Understanding The Amazon Web Services DynamoDB Service Disruption

Amazon Web Services recently elaborated on the DynamoDB service disruption that affected the US-East Region last Sunday, September 20. The root cause of the problem was associated with storage servers that failed to retrieve metadata that allow the storage servers to hold table data. As explained in a post-mortem analysis of the disruption, DynamoDB tables are separated into partitions. Partitions, in turn, are spread along multiple servers. The assignment of groups of partitions to a server is known as a membership, and membership is managed by DynamoDB’s metadata service. Storage servers hold table data within a partition and need to periodically confirm they have the right membership. On Sunday at 2:19 AM PDT, a service disruption affected DynamoDB storage servers whereby some storage servers were unable to retrieve membership data. One of the reasons for the inability of storage servers to retrieve membership data involved rapid customer adoption of Global Secondary Indexes, which allows customers to have more than one key, and correspondingly results in an increase in the volume of membership data stored on a storage server. The rapid adoption of Global Secondary Indexes imposed additional stress on storage server retrieval of membership data to a point where select storage servers were unable to retrieve membership data.

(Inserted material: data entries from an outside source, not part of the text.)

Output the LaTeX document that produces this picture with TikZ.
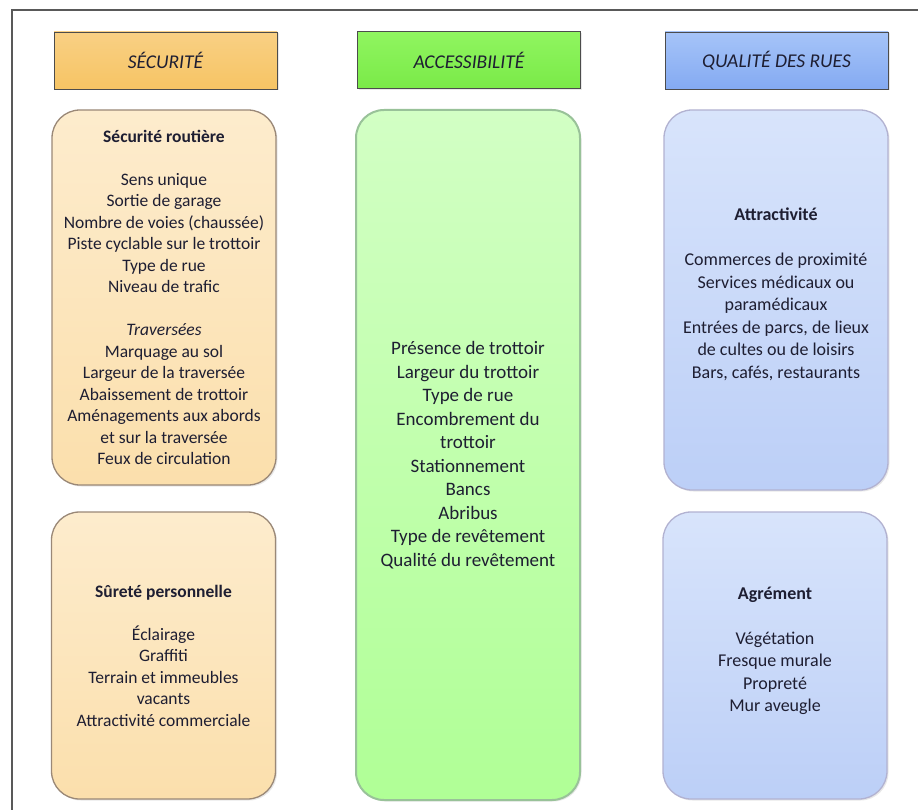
\documentclass[tikz,border=0pt]{standalone}
\usepackage{fontspec}
\setmainfont{Carlito}
\usetikzlibrary{shadows}
\definecolor{txt}{RGB}{30,30,50}
\definecolor{secdark}{RGB}{246,196,100}
\definecolor{seclight}{RGB}{249,208,132}
\definecolor{secbox}{RGB}{253,236,205}
\definecolor{secboxb}{RGB}{251,223,172}
\definecolor{accdark}{RGB}{122,234,72}
\definecolor{acclight}{RGB}{144,245,96}
\definecolor{accbox}{RGB}{210,255,196}
\definecolor{accboxb}{RGB}{176,255,150}
\definecolor{quadark}{RGB}{132,170,242}
\definecolor{qualight}{RGB}{166,196,248}
\definecolor{quabox}{RGB}{216,228,251}
\definecolor{quaboxb}{RGB}{188,207,247}
\tikzset{
  header/.style={draw=black!70, line width=0.9pt, minimum width=223pt, minimum height=57pt,
    text=txt, font=\fontsize{19.5}{23}\selectfont\itshape,
    drop shadow={opacity=0.18, shadow xshift=1.5pt, shadow yshift=-1.5pt}},
  group/.style={rounded corners=28pt, line width=1.3pt, minimum width=224pt, align=center,
    text=txt, font=\fontsize{17.5}{21.5}\selectfont,
    drop shadow={opacity=0.18, shadow xshift=1.5pt, shadow yshift=-1.5pt}},
}
\begin{document}
\begin{tikzpicture}[x=1pt,y=-1pt]
\useasboundingbox[fill=white] (0,0) rectangle (918,810);
\draw[black!65, line width=1.4pt] (12,810) -- (12,10) -- (918,10);

\node[header, top color=seclight, bottom color=secdark] (hdrsec) at (165.5,60.5) {SÉCURITÉ};
\node[header, top color=acclight, bottom color=accdark] (hdracc) at (469,60) {ACCESSIBILITÉ};
\node[header, top color=qualight, bottom color=quadark] (hdrqua) at (776.5,60.5) {QUALITÉ DES RUES};

\node[group, draw=black!55!brown!60, top color=secbox, bottom color=secboxb, minimum height=375pt] (routiere) at (164,297.5)
  {\textbf{Sécurité routière}\\[21.5pt] Sens unique\\ Sortie de garage\\ Nombre de voies (chaussée)\\
   Piste cyclable sur le trottoir\\ Type de rue\\ Niveau de trafic\\[21.5pt] \textit{Traversées}\\
   Marquage au sol\\ Largeur de la traversée\\ Abaissement de trottoir\\ Aménagements aux abords\\
   et sur la traversée\\ Feux de circulation};
\node[group, draw=black!55!brown!60, top color=secbox, bottom color=secboxb, minimum height=287pt] (surete) at (163.5,655.5)
  {\textbf{Sûreté personnelle}\\[21.5pt] Éclairage\\ Graffiti\\ Terrain et immeubles\\ vacants\\ Attractivité commerciale};

\node[group, draw=black!60!green!40, line width=2pt, top color=accbox, bottom color=accboxb, minimum height=690pt,
  font=\fontsize{19}{23.5}\selectfont] (trottoir) at (468,455)
  {Présence de trottoir\\ Largeur du trottoir\\ Type de rue\\ Encombrement du\\ trottoir\\ Stationnement\\
   Bancs\\ Abribus\\ Type de revêtement\\ Qualité du revêtement};

\node[group, draw=black!60!blue!30, top color=quabox, bottom color=quaboxb, minimum height=380pt,
  font=\fontsize{18}{22.5}\selectfont, text depth=14pt] (attract) at (776,300)
  {\textbf{Attractivité}\\[22.5pt] Commerces de proximité\\ Services médicaux ou\\ paramédicaux\\
   Entrées de parcs, de lieux\\ de cultes ou de loisirs\\ Bars, cafés, restaurants};
\node[group, draw=black!60!blue!30, top color=quabox, bottom color=quaboxb, minimum height=287pt,
  font=\fontsize{18}{22.5}\selectfont, text depth=12pt] (agrement) at (775,655.5)
  {\textbf{Agrément}\\[22.5pt] Végétation\\ Fresque murale\\ Propreté\\ Mur aveugle};
\end{tikzpicture}
\end{document}
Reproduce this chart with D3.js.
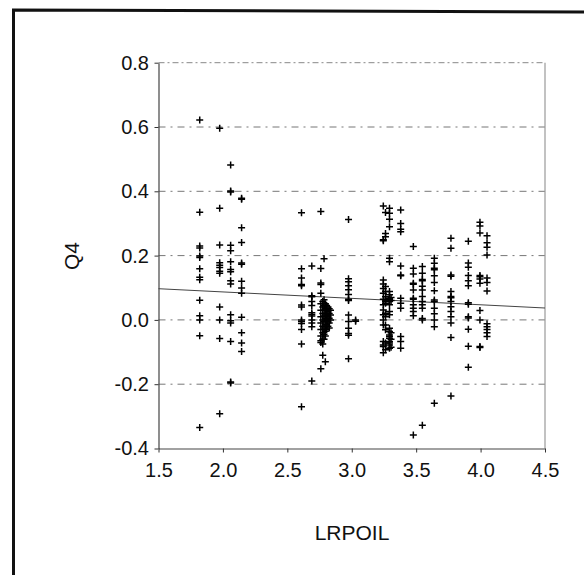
<!DOCTYPE html>
<html>
<head>
<meta charset="utf-8">
<script src="https://cdn.jsdelivr.net/npm/d3@7"></script>
<style>
  html, body { margin: 0; padding: 0; background: #fff; }
  svg { display: block; }
  text { font-family: "Liberation Sans", Arial, sans-serif; fill: #111; }
</style>
</head>
<body>
<svg id="chart" width="584" height="575"></svg>
<script>
// Axis ticks
const xTicks = [1.5, 2.0, 2.5, 3.0, 3.5, 4.0, 4.5];
const yTicks = [-0.4, -0.2, 0.0, 0.2, 0.4, 0.6, 0.8];
const gridValues = [-0.2, 0.0, 0.2, 0.4, 0.6];

// LRPOIL levels (one per column of observations) and the Q4 values observed at each
const lrpoilLevels = [1.82, 1.975, 2.06, 2.145, 2.61, 2.69, 2.76, 2.775, 2.785, 2.795,
  2.805, 2.815, 2.825, 2.835, 2.975, 3.03, 3.245, 3.262, 3.293, 3.305, 3.38,
  3.478, 3.548, 3.641, 3.77, 3.905, 3.995, 4.05];
const q4Values = [
  [0.622, 0.335, 0.23, 0.224, 0.199, 0.194, 0.159, 0.133, 0.125, 0.061, 0.013, 0.0, -0.049, -0.335],
  [0.596, 0.347, 0.233, 0.178, 0.17, 0.163, 0.151, 0.145, 0.04, 0.0, -0.058, -0.292],
  [0.482, 0.401, 0.398, 0.232, 0.215, 0.181, 0.157, 0.15, 0.122, 0.112, 0.016, -0.003, -0.01, -0.067, -0.193, -0.196],
  [0.378, 0.375, 0.287, 0.241, 0.177, 0.173, 0.12, 0.099, 0.083, 0.008, -0.04, -0.072, -0.098],
  [0.333, 0.159, 0.13, 0.11, 0.106, 0.046, 0.04, 0.0, -0.005, -0.011, -0.03, -0.075, -0.27],
  [0.168, 0.075, 0.072, 0.057, 0.045, 0.022, 0.017, 0.012, 0.0, -0.01, -0.021, -0.19],
  [0.337, 0.16, 0.115, 0.11, 0.083, 0.05, 0.03, 0.01, -0.01, -0.03, -0.05, -0.065, -0.07, -0.152],
  [0.057, 0.04, 0.02, 0.0, -0.02, -0.04, -0.06, -0.075, -0.11],
  [0.19, 0.063, 0.045, 0.03, 0.012, -0.005, -0.025, -0.045, -0.06],
  [0.05, 0.035, 0.02, 0.005, -0.015, -0.035, -0.05, -0.13],
  [0.045, 0.03, 0.015, 0.0, -0.015, -0.03],
  [0.04, 0.025, 0.01, -0.005, -0.02],
  [0.035, 0.02, 0.005, -0.01, -0.025],
  [0.03, 0.015, 0.0],
  [0.312, 0.128, 0.119, 0.106, 0.094, 0.079, 0.064, 0.06, 0.015, -0.005, -0.026, -0.042, -0.048, -0.121],
  [0.0, -0.004],
  [0.354, 0.249, 0.246, 0.124, 0.112, 0.098, 0.083, 0.064, 0.047, 0.031, 0.016, 0.0, -0.016, -0.067, -0.078, -0.083, -0.102],
  [0.334, 0.269, 0.259, 0.104, 0.088, 0.072, 0.062, 0.058, 0.052, 0.021, 0.01, -0.016, -0.031, -0.072, -0.093],
  [0.347, 0.332, 0.313, 0.29, 0.192, 0.181, 0.088, 0.078, 0.067, 0.064, 0.057, 0.047, 0.026, 0.016, -0.026, -0.036, -0.047, -0.052, -0.057, -0.067, -0.072, -0.078, -0.088],
  [0.07, 0.06, -0.04, -0.06, -0.085],
  [0.342, 0.3, 0.282, 0.274, 0.168, 0.14, 0.137, 0.067, 0.052, 0.036, -0.052, -0.067, -0.088],
  [0.228, 0.161, 0.143, 0.114, 0.111, 0.093, 0.067, 0.064, 0.047, 0.036, 0.026, 0.013, -0.358],
  [0.166, 0.145, 0.126, 0.122, 0.105, 0.093, 0.073, 0.057, 0.047, 0.036, 0.004, 0.0, -0.328],
  [0.192, 0.176, 0.161, 0.156, 0.137, 0.116, 0.091, 0.062, 0.057, 0.036, 0.019, 0.0, -0.021, -0.259],
  [0.254, 0.223, 0.14, 0.136, 0.088, 0.073, 0.069, 0.057, 0.041, 0.026, 0.01, -0.01, -0.055, -0.237],
  [0.245, 0.177, 0.164, 0.138, 0.122, 0.106, 0.053, 0.049, 0.01, 0.006, -0.029, -0.082, -0.147],
  [0.304, 0.292, 0.27, 0.138, 0.134, 0.127, 0.114, 0.029, 0.0, -0.083, -0.086],
  [0.262, 0.24, 0.226, 0.202, 0.13, 0.116, 0.09, -0.012, -0.021, -0.03, -0.04, -0.052]
];

// Fitted regression line: Q4 = intercept + slope * LRPOIL
const fitCoef = [0.127, -0.02];

const svg = d3.select("#chart");
const plot = { left: 158.5, right: 545, top: 62.7, bottom: 448.5 };

const x = d3.scaleLinear().domain([1.5, 4.5]).range([plot.left, plot.right]);
const y = d3.scaleLinear().domain([-0.4, 0.8]).range([plot.bottom, plot.top]);

// One decimal, plain hyphen for negatives
const fmt = d => d3.format(".1f")(d).replace("\u2212", "-");

// Outer frame
svg.append("path")
  .attr("d", "M13.5,575 L13.5,10 L584,12")
  .attr("fill", "none")
  .attr("stroke", "#111")
  .attr("stroke-width", 3);

// Horizontal grid lines
svg.append("g")
  .selectAll("line")
  .data(gridValues)
  .join("line")
  .attr("x1", plot.left).attr("x2", plot.right)
  .attr("y1", d => y(d)).attr("y2", d => y(d))
  .attr("stroke", "#777")
  .attr("stroke-width", 1)
  .attr("stroke-dasharray", "7,5,2,5");

// Top and right edges of the plot box
svg.append("line")
  .attr("x1", plot.left).attr("x2", plot.right)
  .attr("y1", y(0.8)).attr("y2", y(0.8))
  .attr("stroke", "#888").attr("stroke-width", 1)
  .attr("stroke-dasharray", "6,3,2,3");
svg.append("line")
  .attr("x1", plot.right).attr("x2", plot.right)
  .attr("y1", y(0.8)).attr("y2", y(-0.4))
  .attr("stroke", "#999").attr("stroke-width", 1.2);

// Regression line
svg.append("line")
  .attr("x1", x(1.5)).attr("y1", y(fitCoef[0] + fitCoef[1] * 1.5))
  .attr("x2", x(4.5)).attr("y2", y(fitCoef[0] + fitCoef[1] * 4.5))
  .attr("stroke", "#444")
  .attr("stroke-width", 1);

// Points drawn as plus markers
const points = lrpoilLevels.flatMap((lv, i) => q4Values[i].map(v => ({ lrpoil: lv, q4: v })));
const arm = 3.5;
svg.append("g")
  .selectAll("path")
  .data(points)
  .join("path")
  .attr("d", d => {
    const px = x(d.lrpoil), py = y(d.q4);
    return `M${px - arm},${py}H${px + arm}M${px},${py - arm}V${py + arm}`;
  })
  .attr("stroke", "#000")
  .attr("stroke-width", 1.5)
  .attr("fill", "none");

// Axes
const xAxis = svg.append("g")
  .attr("transform", `translate(0,${plot.bottom})`)
  .call(d3.axisBottom(x).tickValues(xTicks).tickFormat(fmt)
    .tickSize(4).tickSizeOuter(0).tickPadding(10));
const yAxis = svg.append("g")
  .attr("transform", `translate(${plot.left},0)`)
  .call(d3.axisLeft(y).tickValues(yTicks).tickFormat(fmt)
    .tickSize(4).tickSizeOuter(0).tickPadding(5.5));

[xAxis, yAxis].forEach(g => {
  g.select(".domain").attr("stroke", "#444").attr("stroke-width", 1.2);
  g.selectAll(".tick line").attr("stroke", "#333");
  g.selectAll(".tick text")
    .attr("font-size", 20)
    .attr("font-family", "'Liberation Sans', Arial, sans-serif")
    .attr("fill", "#111");
});

// Axis titles
svg.append("text")
  .attr("x", 352).attr("y", 540)
  .attr("text-anchor", "middle")
  .attr("font-size", 21)
  .text("LRPOIL");
svg.append("text")
  .attr("transform", "translate(79,256) rotate(-90)")
  .attr("text-anchor", "middle")
  .attr("font-size", 21)
  .text("Q4");
</script>
</body>
</html>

Amazon responded by adding capacity to storage servers, but it wasn’t until Amazon paused requests to the metadata service that it was finally able to add capacity in a way that restored the ability of storage servers to retrieve membership data. As a result of the disruption, Amazon is increasing the capacity of its metadata service for DynamoDB. In addition, Amazon plans to implement more stringent monitoring of DynamoDB performance in conjunction with an upgraded metadata infrastructure whereby multiple instances of the metadata service variously service subsets of the entire fleet of servers.